8. Any Member of Menudo
Menudo was just creepy. It was the boy band that never ended. That was supposed to be sort of the whole point of boy bands, that they would, you know, grow up and stop being boys. Not Menudo. Producers formed the band in 1977 and it finally disbanded in 2009. How did a boy band last 32 years? Well as soon as a member got even a little old, the producers would boot them out and find a new one to take his place. Again…just creepy.
7. Delious Kennedy – All-4-One
This band was reasonably successful, and they could sing, but lame? Very. While it is hard to pick which one of these guys was actually the lamest we are going to go with Delious Kennedy, purely because he REALLY doesn’t seem to get quite how lame he is. The name had nothing to do with our choice. Really.
6. Joey Fatone – N’Sync
Joey seems cool enough, he is still around, you see him on TV now and then, he hosts some shows on cable and things of that nature. He really just seems like your nice, chubby uncle that you see on holidays. Nothing wrong with that. Well, except for the fact that even when he was in N’Sync, he seemed like your nice, chubby uncle that you would see on holidays.
5. Isaac Hanson – Hanson
We all remember when Hanson’s big hit “MMMBop” came out. There was this really handsome lead singer, this really cute talented little drummer, and then… Well, then there was Isaac. “MMMBop” came out almost 20 years ago, and all this time Hanson is still the “two cool brothers and then Isaac, that other guy” boy band.
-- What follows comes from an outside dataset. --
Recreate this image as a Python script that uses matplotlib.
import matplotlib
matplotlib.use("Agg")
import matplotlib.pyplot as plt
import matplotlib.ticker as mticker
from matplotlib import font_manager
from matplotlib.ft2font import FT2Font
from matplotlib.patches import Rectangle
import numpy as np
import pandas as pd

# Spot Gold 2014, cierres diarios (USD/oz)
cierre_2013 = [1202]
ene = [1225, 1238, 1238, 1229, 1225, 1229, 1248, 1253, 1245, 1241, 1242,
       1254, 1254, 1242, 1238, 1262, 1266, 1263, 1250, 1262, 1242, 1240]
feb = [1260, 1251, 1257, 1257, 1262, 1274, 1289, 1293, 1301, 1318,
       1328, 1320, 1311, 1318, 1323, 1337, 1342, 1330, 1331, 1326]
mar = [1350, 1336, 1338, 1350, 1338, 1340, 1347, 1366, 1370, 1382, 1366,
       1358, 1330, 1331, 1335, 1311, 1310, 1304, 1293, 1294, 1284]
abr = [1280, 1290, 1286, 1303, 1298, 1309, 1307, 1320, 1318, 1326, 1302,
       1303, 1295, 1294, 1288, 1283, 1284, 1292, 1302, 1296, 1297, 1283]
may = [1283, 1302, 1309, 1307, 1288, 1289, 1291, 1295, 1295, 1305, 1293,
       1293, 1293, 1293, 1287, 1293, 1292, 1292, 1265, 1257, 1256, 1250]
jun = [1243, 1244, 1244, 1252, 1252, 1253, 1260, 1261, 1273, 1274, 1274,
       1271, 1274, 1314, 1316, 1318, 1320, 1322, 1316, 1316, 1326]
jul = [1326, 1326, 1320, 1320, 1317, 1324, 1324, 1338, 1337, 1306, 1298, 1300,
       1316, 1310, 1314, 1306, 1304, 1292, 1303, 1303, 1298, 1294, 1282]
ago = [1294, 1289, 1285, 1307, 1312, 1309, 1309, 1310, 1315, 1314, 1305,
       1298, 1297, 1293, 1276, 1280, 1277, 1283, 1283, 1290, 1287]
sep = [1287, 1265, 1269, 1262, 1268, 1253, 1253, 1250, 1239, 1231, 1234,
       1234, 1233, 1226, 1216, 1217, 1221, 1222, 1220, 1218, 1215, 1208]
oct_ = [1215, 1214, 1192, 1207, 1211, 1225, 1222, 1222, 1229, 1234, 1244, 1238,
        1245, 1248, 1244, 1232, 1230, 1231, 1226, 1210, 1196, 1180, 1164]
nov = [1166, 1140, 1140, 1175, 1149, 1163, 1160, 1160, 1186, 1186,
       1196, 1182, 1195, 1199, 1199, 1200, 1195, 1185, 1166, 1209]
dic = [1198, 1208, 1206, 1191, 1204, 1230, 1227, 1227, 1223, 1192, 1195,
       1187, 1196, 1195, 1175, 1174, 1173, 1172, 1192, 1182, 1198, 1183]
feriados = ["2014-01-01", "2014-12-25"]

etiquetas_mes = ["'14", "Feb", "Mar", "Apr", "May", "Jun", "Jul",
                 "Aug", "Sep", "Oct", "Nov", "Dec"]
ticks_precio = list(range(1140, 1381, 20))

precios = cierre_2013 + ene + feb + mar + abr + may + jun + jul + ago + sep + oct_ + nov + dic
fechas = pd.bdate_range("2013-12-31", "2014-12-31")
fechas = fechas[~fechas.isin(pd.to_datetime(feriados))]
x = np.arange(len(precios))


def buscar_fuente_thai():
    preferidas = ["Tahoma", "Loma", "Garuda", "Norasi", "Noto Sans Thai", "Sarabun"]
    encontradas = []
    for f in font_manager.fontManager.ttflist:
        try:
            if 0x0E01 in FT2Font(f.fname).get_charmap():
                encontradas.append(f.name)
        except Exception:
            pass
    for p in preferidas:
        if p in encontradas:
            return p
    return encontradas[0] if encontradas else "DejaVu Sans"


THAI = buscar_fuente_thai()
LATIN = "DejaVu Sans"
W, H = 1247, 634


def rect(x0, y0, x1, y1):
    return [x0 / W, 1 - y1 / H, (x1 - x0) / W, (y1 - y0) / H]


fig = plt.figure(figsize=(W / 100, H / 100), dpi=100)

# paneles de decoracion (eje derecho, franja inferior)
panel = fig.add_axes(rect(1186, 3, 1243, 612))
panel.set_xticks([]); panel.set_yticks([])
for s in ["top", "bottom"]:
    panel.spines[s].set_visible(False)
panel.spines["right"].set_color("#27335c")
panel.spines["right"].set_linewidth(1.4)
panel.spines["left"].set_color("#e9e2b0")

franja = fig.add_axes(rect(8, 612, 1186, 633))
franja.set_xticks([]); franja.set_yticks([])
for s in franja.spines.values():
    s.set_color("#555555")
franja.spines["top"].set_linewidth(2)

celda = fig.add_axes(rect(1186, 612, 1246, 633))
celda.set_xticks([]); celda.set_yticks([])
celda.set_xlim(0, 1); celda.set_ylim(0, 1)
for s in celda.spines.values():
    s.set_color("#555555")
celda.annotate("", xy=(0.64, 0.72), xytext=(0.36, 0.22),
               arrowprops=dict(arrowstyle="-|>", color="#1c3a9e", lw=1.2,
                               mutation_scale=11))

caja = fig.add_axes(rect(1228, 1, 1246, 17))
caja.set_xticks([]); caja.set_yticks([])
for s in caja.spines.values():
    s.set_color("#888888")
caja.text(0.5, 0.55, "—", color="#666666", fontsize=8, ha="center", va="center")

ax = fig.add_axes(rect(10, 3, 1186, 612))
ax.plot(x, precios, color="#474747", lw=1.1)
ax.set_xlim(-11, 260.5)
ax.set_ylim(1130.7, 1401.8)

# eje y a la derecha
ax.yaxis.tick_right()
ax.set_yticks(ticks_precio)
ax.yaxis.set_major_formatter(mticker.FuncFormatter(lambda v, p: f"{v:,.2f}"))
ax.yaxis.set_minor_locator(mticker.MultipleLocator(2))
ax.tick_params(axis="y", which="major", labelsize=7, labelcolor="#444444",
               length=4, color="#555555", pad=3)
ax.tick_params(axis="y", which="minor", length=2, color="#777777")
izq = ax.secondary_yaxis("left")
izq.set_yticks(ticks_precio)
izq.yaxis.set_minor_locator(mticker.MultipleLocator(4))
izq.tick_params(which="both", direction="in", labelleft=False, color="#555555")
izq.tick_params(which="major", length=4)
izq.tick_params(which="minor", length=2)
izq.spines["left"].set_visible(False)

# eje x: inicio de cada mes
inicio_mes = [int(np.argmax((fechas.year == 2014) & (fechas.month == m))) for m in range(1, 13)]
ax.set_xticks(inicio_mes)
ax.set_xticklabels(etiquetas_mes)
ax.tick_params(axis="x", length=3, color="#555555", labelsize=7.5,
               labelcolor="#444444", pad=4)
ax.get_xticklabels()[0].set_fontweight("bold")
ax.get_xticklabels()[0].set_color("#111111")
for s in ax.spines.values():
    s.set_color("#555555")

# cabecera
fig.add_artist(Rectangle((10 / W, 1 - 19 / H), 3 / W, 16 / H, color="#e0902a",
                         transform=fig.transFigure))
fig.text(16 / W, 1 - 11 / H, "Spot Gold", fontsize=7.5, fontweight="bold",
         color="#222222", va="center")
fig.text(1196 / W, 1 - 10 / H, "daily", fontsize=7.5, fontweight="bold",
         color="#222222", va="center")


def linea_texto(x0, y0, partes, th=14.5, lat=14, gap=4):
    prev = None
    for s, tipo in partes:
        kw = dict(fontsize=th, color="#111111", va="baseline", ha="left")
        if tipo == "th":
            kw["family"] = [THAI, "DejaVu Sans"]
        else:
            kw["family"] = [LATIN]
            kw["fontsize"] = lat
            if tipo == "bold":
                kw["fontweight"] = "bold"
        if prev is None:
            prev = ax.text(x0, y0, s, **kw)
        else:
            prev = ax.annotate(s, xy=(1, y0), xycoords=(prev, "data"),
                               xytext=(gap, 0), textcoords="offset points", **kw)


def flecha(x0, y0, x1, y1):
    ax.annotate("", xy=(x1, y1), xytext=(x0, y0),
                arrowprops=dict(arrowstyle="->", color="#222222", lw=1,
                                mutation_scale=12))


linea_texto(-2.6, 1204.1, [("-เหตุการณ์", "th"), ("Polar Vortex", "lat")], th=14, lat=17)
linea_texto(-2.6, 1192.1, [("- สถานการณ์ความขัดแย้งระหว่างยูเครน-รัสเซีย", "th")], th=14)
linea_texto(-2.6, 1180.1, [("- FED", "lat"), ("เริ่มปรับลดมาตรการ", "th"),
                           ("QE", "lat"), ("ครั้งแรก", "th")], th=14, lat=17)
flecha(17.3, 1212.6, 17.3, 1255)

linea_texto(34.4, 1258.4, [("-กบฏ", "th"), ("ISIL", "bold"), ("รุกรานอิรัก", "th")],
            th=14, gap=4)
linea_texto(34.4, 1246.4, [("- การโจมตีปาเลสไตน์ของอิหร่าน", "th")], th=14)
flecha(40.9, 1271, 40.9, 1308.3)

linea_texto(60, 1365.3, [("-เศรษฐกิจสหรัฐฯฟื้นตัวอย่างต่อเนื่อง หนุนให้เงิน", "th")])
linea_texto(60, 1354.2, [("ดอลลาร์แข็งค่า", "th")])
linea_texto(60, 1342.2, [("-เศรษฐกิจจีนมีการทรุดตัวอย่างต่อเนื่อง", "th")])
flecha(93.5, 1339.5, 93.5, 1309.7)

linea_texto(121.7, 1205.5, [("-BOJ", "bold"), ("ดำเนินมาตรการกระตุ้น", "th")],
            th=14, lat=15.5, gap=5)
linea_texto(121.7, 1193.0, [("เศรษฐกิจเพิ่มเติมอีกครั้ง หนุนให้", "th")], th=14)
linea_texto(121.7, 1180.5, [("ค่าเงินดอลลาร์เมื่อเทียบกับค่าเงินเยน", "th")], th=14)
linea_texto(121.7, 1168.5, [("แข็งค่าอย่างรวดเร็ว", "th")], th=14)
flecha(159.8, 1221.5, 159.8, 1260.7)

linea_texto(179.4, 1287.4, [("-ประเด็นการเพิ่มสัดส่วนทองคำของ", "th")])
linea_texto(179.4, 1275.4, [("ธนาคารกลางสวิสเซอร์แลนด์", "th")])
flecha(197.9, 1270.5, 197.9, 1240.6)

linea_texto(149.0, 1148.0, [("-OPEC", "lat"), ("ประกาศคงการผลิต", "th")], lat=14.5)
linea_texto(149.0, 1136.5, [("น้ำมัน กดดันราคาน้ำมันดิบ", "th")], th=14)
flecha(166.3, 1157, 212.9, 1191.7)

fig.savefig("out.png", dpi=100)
4. Danny Wood – New Kids on the Block
New Kids on the Block were huge. They sold 80 million copies worldwide, and managed to be a cute boy band, and also still just a bunch of kids from Boston. While the other four members of the band had it going on, Wood never did. There was always some guy dancing around on stage that just didn’t look like he was supposed to be there, and that guy was Danny Wood.
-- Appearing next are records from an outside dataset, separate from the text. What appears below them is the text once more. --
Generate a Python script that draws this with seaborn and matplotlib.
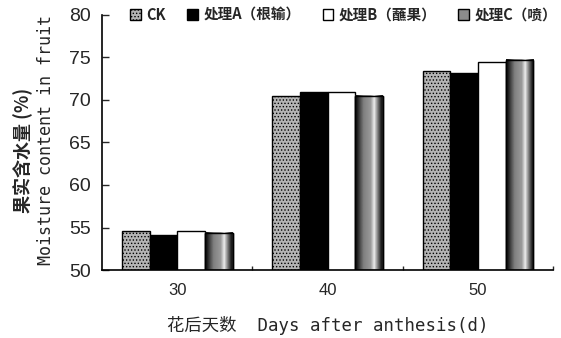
import numpy as np
import pandas as pd
import matplotlib
matplotlib.use("Agg")
import matplotlib.pyplot as plt
import seaborn as sns

days = ["30", "40", "50"]
treatments = ["CK", "处理A（根输）", "处理B（蘸果）", "处理C（喷）"]
ck = [54.6, 70.5, 73.4]
trt_a = [54.1, 70.9, 73.2]
trt_b = [54.6, 70.9, 74.5]
trt_c = [54.4, 70.5, 74.7]
y_ticks = [50, 55, 60, 65, 70, 75, 80]
y_range = (50, 80)

df = pd.DataFrame({
    "day": days * 4,
    "treatment": [t for t in treatments for _ in days],
    "moisture": ck + trt_a + trt_b + trt_c,
})

sns.set_style("white")
plt.rcParams["font.family"] = ["Liberation Sans", "Noto Sans CJK SC"]
plt.rcParams["hatch.linewidth"] = 0.6

fig = plt.figure(figsize=(5.61, 3.38), dpi=100)
ax = fig.add_axes([0.182, 0.201, 0.804, 0.755])

sns.barplot(data=df, x="day", y="moisture", hue="treatment", order=days,
            hue_order=treatments, width=0.735, gap=0, ax=ax,
            edgecolor="black", linewidth=1.0, legend=False)

styles = [
    dict(facecolor="#b4b4b4", hatch="....."),
    dict(facecolor="black", hatch=None),
    dict(facecolor="white", hatch=None),
    dict(facecolor="#8c8c8c", hatch=None),
]
for cont, st in zip(ax.containers, styles):
    for bar in cont:
        bar.set_facecolor(st["facecolor"])
        bar.set_edgecolor("black")
        if st["hatch"]:
            bar.set_hatch(st["hatch"])

# vertical shaded stripes for treatment C
profile = np.array([[0.08, 0.3, 0.5, 0.55, 0.6, 0.92, 0.5, 0.12]])
for bar in ax.containers[3]:
    x0, w = bar.get_x(), bar.get_width()
    bottom = max(bar.get_y(), y_range[0])
    top = bar.get_y() + bar.get_height()
    im = ax.imshow(profile, cmap="gray", vmin=0, vmax=1, aspect="auto",
                   extent=[x0, x0 + w, bottom, top], interpolation="bilinear",
                   zorder=bar.get_zorder() + 0.1)
    ax.add_patch(plt.Rectangle((x0, bottom), w, top - bottom, fill=False,
                               edgecolor="black", linewidth=1.0,
                               zorder=bar.get_zorder() + 0.2))

ax.set_xlim(-0.5, 2.5)
ax.set_ylim(*y_range)
ax.set_yticks(y_ticks)
ax.set_xticks([0, 1, 2])
ax.set_xticklabels(days, fontsize=12)
ax.set_xticks([0.5, 1.5, 2.5], minor=True)
ax.tick_params(axis="y", which="major", direction="in", length=5, width=1,
               labelsize=14, left=True, pad=8)
ax.tick_params(axis="x", which="major", length=0, pad=9)
ax.tick_params(axis="x", which="minor", direction="in", length=3, width=1,
               bottom=True)

for side in ["top", "right"]:
    ax.spines[side].set_visible(False)
for side in ["left", "bottom"]:
    ax.spines[side].set_color("black")
    ax.spines[side].set_linewidth(1.2)

ax.set_xlabel("")
ax.set_ylabel("")

mono = ["DejaVu Sans Mono", "Noto Sans CJK SC"]
fig.text(0.042, 0.555, "果实含水量 (%)", rotation=90, ha="center", va="center",
         fontsize=13, fontweight="bold", family=["Noto Sans CJK SC"])
fig.text(0.082, 0.585, "Moisture content in fruit", rotation=90, ha="center",
         va="center", fontsize=12, family=mono)
fig.text(0.585, 0.038, "花后天数  Days after anthesis(d)", ha="center",
         va="center", fontsize=12.5, family=mono)

handles = list(ax.containers[i][0] for i in range(4))
leg = ax.legend(handles, treatments, loc="center", bbox_to_anchor=(0.535, 1.0),
                ncol=4, frameon=False, handlelength=0.75, handleheight=0.75,
                handletextpad=0.35, columnspacing=1.5,
                prop={"family": ["Noto Sans CJK SC"], "size": 10.5,
                      "weight": "bold"})

fig.savefig("out.png", dpi=100)
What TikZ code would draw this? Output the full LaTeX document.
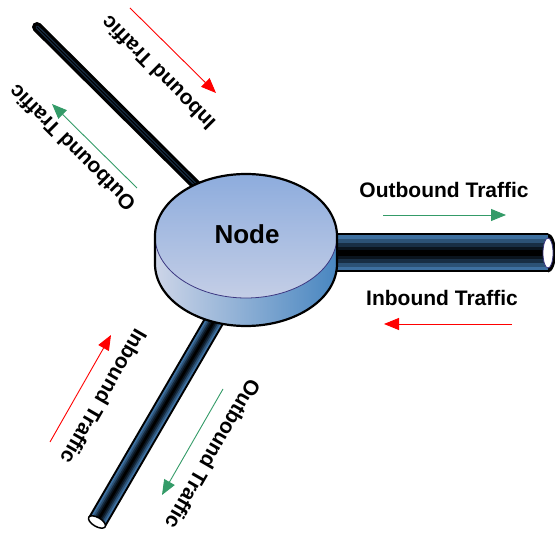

3. A.J. McLean – Backstreet Boys
Yes, the Backstreet Boys were so lame they get two on this list. A.J just didn’t belong. He also has had numerous struggles with drugs and addiction over his life, which he appears to have conquered at this point. That isn’t lame, but the rest of his work with Backstreet Boys was rather cringeworthy.
2. Justin Jeffre – 98 Degrees
Justin was a member of 98 degrees. Unlike most boy bands, they formed on their own, and were not put together by a producer. They have sold over 10 million records over the years and of course, Nick Lachey was in the band. Justin never fit in. When he was up on the stage he looked like a middle-aged guy that was trying to become the Mayor of Cincinnati, not a guy in a boy band. That all makes sense because today Jeffre is a middle aged guy who tried to run for Mayor of Cincinnati. He lost. Go figure.
1. Chris Kirkpatrick – N’Sync
If you you were paying attention, and I know you were, you probably noticed that no Kirkpatrick up to this point meant he was going to be number one. I mean, he seems like a nice guy, but seriously? Some of his attempts to be street were just simply embarrassing. And Chris, the white boy cornrows were bad enough, but when you put blonde highlights in there? The worst. Which is why Chris Kirkpatrick is our number one lamest boy band member ever.